Contrast in government finances
One of the consequences of economic growth for the Cayman Islands has been increasingly healthy public finances.
The result of large surpluses, year after year, can be seen in the territory’s debt, which peaked at CI$613.4 million ($736.1 million) in 2010 and by 2018 had fallen to CI$418.7 million ($502.4 million), or 9.2 per cent of GDP.
Bermuda’s debt has ballooned to more than five times that number and now stands at more than $2.6 billion, according to the Ministry of Finance’s Pre-Budget Report, or around 36 per cent of GDP.
Roy McTaggart, Cayman’s finance minister said last November: “The Cayman Islands ranks seventh in the world with a budget surplus equal to 4.4 per cent of our GDP.”
The situation marks a spectacular turnaround from the aftermath of the global financial crisis, when skyrocketing borrowing by Cayman led to Britain effectively taking away direct control of the government budget from the territory’s legislators.
The 2011 agreement, which is still in place and implements strict financial controls, is known as the Framework for Fiscal Responsibility.
Cayman racked up revenue of CI$835.2 million in 2018. It’s major income source is financial services licences, which in 2018 yielded CI$263.8 million, drawn from many of the firms on its large company register.
There were 110,451 companies based in Cayman as of the third quarter of 2019, according to Cayman’s Registry General, as compared to 16,009 companies in Bermuda at the same point in time. Since 2010, Cayman has added a net total of 19,246 companies, despite the international pressures against offshore financial centres.

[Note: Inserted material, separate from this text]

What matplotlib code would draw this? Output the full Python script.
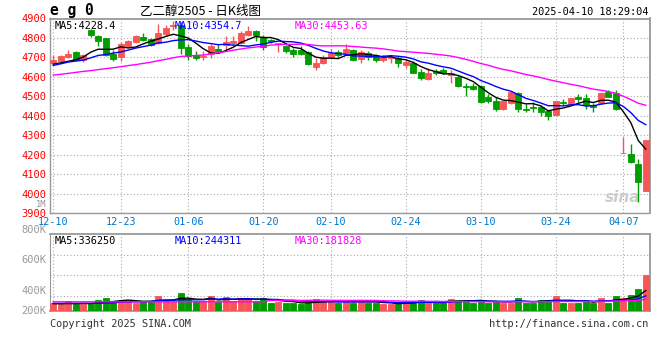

Cayman’s surpluses give it room to spend more on public services and infrastructure. Cayman’s latest two-year budget, presented in November projects capital investments of CI$182.6 million in 2020 and CI$121.4 million in 2021.
Major spending projects will include education, technical and vocational training, community policing, child protection, a residential mental health facility, traffic management, border protection and the Coastguard unit.
Civil servants have benefited with three successive “cost of living allowance” pay rises, each worth 5 per cent, to help them keep up with inflation.
Meanwhile, Cayman projects that it will reduce core government debt by CI$70 million over the next two years.
Cayman levies no payroll or income tax. Instead it charges hefty work permit fees, which netted the government CI$87.3 million in 2018.
Import duties yielded CI$199.1 million, while income from tourism accommodation taxes has more than tripled over the past decade to more than CI$32.7 million.